» **BRIEF**
Only the lines between the line holding "Output the web" and the line holding "const height = 456;", both of those included, should be copied exactly; drop the pictures.

_ _ _ _ _

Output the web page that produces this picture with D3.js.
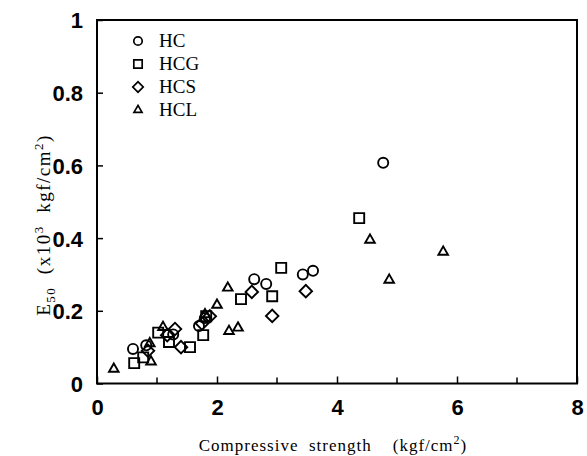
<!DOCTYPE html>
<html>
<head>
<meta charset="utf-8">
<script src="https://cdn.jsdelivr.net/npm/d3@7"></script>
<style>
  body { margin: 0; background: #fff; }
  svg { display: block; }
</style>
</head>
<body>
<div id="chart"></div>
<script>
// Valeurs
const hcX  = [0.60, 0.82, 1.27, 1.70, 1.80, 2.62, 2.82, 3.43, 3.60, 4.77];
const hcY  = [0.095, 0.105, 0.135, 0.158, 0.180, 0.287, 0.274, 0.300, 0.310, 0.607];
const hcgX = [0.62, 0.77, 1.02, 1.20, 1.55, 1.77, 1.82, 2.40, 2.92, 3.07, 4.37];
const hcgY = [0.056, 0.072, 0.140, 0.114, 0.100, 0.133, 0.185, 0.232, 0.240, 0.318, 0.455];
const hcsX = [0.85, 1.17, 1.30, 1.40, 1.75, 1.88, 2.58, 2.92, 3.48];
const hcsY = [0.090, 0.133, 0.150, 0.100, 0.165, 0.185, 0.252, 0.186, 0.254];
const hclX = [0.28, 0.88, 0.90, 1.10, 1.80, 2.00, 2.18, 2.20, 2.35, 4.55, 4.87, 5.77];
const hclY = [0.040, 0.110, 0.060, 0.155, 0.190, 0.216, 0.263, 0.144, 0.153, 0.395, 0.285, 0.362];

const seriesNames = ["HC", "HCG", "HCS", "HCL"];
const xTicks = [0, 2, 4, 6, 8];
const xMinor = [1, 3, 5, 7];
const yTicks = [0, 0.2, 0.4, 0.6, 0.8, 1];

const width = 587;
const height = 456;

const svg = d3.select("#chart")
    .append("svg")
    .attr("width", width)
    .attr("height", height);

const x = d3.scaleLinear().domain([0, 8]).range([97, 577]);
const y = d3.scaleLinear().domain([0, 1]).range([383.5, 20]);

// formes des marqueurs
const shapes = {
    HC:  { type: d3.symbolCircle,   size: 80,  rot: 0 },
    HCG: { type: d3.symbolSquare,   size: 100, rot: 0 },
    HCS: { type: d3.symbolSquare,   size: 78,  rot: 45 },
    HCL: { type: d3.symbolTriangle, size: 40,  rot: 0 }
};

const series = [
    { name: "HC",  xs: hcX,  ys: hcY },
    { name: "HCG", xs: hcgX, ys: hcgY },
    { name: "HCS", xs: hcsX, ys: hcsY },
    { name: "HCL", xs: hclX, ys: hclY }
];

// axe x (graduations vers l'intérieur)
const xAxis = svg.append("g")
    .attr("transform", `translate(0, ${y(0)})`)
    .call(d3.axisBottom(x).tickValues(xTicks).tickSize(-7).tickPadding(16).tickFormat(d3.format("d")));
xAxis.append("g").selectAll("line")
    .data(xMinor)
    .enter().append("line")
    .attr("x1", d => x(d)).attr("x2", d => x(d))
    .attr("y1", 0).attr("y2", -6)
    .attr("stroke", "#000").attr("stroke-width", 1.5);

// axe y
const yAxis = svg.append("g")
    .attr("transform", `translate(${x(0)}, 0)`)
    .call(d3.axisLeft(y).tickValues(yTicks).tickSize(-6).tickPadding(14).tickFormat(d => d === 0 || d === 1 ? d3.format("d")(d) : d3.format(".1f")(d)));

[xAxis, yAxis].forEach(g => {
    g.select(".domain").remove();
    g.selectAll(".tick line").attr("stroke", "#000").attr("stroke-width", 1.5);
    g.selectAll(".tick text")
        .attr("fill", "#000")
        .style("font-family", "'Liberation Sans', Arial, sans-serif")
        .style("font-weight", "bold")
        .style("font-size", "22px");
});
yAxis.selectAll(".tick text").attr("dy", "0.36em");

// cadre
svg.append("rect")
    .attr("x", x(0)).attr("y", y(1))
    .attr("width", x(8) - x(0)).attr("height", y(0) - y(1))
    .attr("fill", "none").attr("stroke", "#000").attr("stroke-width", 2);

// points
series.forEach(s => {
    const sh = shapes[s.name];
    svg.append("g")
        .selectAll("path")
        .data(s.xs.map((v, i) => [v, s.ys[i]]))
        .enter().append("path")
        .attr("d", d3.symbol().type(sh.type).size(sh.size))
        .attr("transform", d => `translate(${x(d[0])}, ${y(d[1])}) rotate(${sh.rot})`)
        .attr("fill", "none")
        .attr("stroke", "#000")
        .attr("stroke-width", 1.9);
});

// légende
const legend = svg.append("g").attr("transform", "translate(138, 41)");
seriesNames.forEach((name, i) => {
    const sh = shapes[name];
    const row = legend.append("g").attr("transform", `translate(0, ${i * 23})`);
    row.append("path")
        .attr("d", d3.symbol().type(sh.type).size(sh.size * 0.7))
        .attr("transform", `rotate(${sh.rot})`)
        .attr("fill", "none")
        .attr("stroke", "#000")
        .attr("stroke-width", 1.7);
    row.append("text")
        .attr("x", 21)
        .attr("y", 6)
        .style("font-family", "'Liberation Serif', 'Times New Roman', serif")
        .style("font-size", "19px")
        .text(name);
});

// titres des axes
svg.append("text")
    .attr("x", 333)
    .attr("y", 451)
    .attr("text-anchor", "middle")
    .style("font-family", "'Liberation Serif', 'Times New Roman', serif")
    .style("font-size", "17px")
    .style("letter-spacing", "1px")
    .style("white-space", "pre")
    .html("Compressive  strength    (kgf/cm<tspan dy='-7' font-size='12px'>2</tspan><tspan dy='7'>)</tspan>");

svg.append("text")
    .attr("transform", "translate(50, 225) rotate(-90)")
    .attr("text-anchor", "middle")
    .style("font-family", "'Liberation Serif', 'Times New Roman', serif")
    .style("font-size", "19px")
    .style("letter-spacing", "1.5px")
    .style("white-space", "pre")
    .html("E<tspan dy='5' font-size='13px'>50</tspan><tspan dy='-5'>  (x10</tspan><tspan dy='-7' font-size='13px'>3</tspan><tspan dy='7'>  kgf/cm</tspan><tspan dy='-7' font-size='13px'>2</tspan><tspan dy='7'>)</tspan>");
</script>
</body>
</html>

_ _ _ _ _

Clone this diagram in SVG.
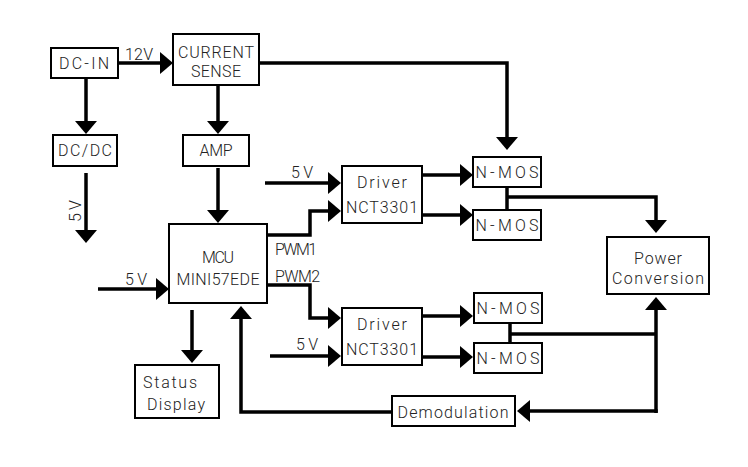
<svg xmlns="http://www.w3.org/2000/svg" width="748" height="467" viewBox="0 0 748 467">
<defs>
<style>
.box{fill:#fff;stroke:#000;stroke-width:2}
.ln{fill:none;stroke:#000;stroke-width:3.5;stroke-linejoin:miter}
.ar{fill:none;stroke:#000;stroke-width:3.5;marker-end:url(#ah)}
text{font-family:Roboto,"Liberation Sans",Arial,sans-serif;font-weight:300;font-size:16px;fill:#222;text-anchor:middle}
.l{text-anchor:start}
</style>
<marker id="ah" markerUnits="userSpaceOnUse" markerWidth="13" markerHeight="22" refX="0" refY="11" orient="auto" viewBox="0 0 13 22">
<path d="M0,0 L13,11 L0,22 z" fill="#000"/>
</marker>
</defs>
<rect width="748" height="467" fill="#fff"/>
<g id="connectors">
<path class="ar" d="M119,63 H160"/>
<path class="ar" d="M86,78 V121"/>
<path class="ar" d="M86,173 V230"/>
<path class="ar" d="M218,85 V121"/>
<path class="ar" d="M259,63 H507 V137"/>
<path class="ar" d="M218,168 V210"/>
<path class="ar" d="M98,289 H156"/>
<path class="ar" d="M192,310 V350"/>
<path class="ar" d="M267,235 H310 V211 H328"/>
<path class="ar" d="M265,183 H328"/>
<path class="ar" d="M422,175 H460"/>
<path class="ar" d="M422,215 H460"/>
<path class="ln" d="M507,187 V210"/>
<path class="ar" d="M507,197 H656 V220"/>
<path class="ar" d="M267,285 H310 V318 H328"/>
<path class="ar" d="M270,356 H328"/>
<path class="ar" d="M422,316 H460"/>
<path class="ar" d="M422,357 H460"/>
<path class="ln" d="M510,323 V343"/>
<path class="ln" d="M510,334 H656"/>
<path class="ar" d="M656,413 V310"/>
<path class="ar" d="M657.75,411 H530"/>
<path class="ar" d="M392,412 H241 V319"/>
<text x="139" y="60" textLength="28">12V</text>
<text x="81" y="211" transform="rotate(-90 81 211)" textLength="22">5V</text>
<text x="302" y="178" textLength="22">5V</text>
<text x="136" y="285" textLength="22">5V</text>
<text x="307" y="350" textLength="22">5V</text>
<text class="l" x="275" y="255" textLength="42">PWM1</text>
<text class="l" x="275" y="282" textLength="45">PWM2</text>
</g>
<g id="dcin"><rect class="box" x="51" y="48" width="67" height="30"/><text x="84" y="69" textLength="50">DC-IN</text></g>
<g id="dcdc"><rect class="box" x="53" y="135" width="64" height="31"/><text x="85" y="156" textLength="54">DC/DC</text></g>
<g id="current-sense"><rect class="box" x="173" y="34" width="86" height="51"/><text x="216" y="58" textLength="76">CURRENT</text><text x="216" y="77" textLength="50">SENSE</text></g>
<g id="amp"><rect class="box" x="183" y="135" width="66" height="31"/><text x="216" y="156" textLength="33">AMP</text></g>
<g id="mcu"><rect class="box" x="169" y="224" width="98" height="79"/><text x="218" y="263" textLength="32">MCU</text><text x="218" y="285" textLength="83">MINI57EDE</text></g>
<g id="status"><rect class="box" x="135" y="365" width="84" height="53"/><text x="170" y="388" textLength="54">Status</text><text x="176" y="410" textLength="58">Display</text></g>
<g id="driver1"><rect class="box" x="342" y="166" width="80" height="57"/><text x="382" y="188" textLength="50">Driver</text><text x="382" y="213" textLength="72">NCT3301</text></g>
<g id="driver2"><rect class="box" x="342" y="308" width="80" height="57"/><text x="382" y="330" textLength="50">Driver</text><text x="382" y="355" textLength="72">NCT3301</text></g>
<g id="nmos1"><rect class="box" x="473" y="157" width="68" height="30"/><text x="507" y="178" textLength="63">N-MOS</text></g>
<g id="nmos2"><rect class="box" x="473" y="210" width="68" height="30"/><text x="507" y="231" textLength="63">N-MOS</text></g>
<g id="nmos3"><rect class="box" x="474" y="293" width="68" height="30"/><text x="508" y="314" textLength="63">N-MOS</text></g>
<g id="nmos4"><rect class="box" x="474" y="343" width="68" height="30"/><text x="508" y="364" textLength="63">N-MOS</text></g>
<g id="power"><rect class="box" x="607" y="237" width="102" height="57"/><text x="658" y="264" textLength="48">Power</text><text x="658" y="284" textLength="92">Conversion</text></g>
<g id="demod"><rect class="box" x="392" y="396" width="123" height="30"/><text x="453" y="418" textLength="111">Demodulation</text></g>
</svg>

_ _ _ _ _

» **FINAL RESULT**
Output the web page that produces this picture with D3.js.
<!DOCTYPE html>
<html>
<head>
<meta charset="utf-8">
<script src="https://cdn.jsdelivr.net/npm/d3@7"></script>
<style>
  body { margin: 0; background: #fff; }
  svg { display: block; }
</style>
</head>
<body>
<div id="chart"></div>
<script>
// Valeurs
const hcX  = [0.60, 0.82, 1.27, 1.70, 1.80, 2.62, 2.82, 3.43, 3.60, 4.77];
const hcY  = [0.095, 0.105, 0.135, 0.158, 0.180, 0.287, 0.274, 0.300, 0.310, 0.607];
const hcgX = [0.62, 0.77, 1.02, 1.20, 1.55, 1.77, 1.82, 2.40, 2.92, 3.07, 4.37];
const hcgY = [0.056, 0.072, 0.140, 0.114, 0.100, 0.133, 0.185, 0.232, 0.240, 0.318, 0.455];
const hcsX = [0.85, 1.17, 1.30, 1.40, 1.75, 1.88, 2.58, 2.92, 3.48];
const hcsY = [0.090, 0.133, 0.150, 0.100, 0.165, 0.185, 0.252, 0.186, 0.254];
const hclX = [0.28, 0.88, 0.90, 1.10, 1.80, 2.00, 2.18, 2.20, 2.35, 4.55, 4.87, 5.77];
const hclY = [0.040, 0.110, 0.060, 0.155, 0.190, 0.216, 0.263, 0.144, 0.153, 0.395, 0.285, 0.362];

const seriesNames = ["HC", "HCG", "HCS", "HCL"];
const xTicks = [0, 2, 4, 6, 8];
const xMinor = [1, 3, 5, 7];
const yTicks = [0, 0.2, 0.4, 0.6, 0.8, 1];

const width = 587;
const height = 456;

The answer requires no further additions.